Instructions to follow:
Omit the pictures and print exactly the lines of the listing below, starting at the first and ending at the line containing "from matplotlib.patches import".
***
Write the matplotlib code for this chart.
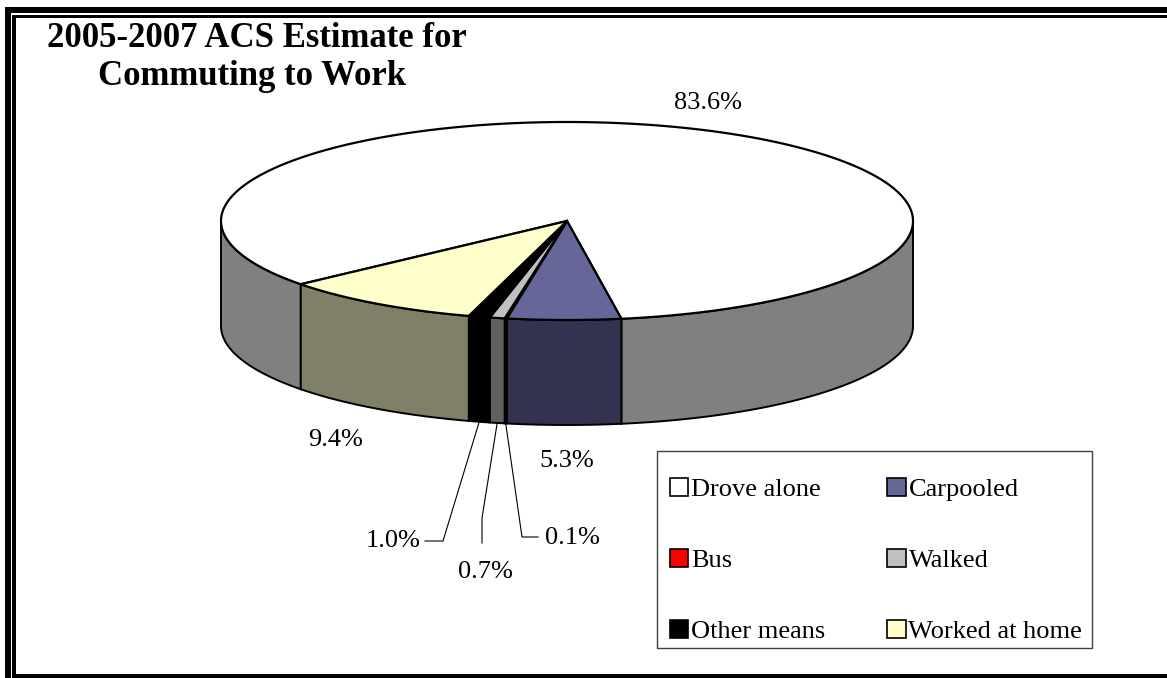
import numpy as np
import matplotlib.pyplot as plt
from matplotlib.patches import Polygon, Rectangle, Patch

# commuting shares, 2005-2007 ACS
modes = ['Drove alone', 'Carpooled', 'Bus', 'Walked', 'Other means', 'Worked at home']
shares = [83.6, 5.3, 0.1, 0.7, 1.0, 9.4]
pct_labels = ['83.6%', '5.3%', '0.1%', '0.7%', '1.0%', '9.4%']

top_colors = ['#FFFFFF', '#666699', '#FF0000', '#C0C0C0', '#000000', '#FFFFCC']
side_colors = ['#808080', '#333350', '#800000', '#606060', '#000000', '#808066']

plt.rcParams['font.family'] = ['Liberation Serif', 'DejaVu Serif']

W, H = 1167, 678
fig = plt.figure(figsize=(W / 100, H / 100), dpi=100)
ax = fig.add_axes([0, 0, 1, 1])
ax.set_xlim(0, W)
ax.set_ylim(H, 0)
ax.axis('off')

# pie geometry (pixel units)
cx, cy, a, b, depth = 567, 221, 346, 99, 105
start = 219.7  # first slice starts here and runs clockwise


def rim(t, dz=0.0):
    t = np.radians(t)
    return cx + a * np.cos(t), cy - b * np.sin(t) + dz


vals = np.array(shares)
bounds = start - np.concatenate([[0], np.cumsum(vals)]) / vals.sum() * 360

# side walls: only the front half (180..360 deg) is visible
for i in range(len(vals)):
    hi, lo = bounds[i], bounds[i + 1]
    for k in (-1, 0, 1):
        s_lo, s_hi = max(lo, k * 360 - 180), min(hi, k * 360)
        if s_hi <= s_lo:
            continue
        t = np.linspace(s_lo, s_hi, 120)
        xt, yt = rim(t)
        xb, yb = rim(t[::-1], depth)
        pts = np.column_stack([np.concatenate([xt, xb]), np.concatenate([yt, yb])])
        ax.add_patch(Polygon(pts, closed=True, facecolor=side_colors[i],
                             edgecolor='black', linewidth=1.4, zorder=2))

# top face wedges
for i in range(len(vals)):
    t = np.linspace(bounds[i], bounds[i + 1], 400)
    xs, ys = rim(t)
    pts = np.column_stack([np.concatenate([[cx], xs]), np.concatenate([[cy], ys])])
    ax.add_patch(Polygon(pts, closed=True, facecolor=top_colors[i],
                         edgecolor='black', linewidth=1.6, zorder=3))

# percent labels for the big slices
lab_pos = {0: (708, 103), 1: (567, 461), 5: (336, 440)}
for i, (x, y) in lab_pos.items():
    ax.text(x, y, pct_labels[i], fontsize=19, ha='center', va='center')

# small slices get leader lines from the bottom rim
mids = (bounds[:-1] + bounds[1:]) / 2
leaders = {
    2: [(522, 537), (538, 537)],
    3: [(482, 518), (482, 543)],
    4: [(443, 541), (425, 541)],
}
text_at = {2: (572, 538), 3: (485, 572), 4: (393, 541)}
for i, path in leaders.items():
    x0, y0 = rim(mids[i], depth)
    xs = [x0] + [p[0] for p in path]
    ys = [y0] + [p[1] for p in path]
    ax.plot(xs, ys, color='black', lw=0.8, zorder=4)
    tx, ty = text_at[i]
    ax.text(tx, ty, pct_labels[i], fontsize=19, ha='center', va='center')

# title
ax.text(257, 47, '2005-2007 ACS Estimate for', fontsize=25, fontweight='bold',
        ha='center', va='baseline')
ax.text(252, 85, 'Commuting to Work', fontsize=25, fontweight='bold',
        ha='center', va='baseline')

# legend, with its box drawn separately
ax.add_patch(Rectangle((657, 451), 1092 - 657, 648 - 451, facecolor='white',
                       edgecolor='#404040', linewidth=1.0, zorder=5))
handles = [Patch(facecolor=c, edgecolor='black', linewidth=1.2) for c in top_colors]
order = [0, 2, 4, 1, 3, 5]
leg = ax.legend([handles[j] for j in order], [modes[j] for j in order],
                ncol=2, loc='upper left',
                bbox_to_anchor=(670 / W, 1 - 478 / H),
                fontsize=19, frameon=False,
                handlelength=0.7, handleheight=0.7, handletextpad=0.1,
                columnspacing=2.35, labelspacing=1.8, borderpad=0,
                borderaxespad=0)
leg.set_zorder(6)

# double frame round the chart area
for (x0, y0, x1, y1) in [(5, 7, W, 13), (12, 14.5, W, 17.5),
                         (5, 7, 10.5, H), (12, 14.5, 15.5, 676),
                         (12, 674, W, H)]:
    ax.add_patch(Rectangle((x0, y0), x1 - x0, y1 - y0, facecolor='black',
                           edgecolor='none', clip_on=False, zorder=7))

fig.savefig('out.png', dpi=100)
***
Answer to this problem:
Write the matplotlib code for this chart.
import numpy as np
import matplotlib.pyplot as plt
from matplotlib.patches import Polygon, Rectangle, Patch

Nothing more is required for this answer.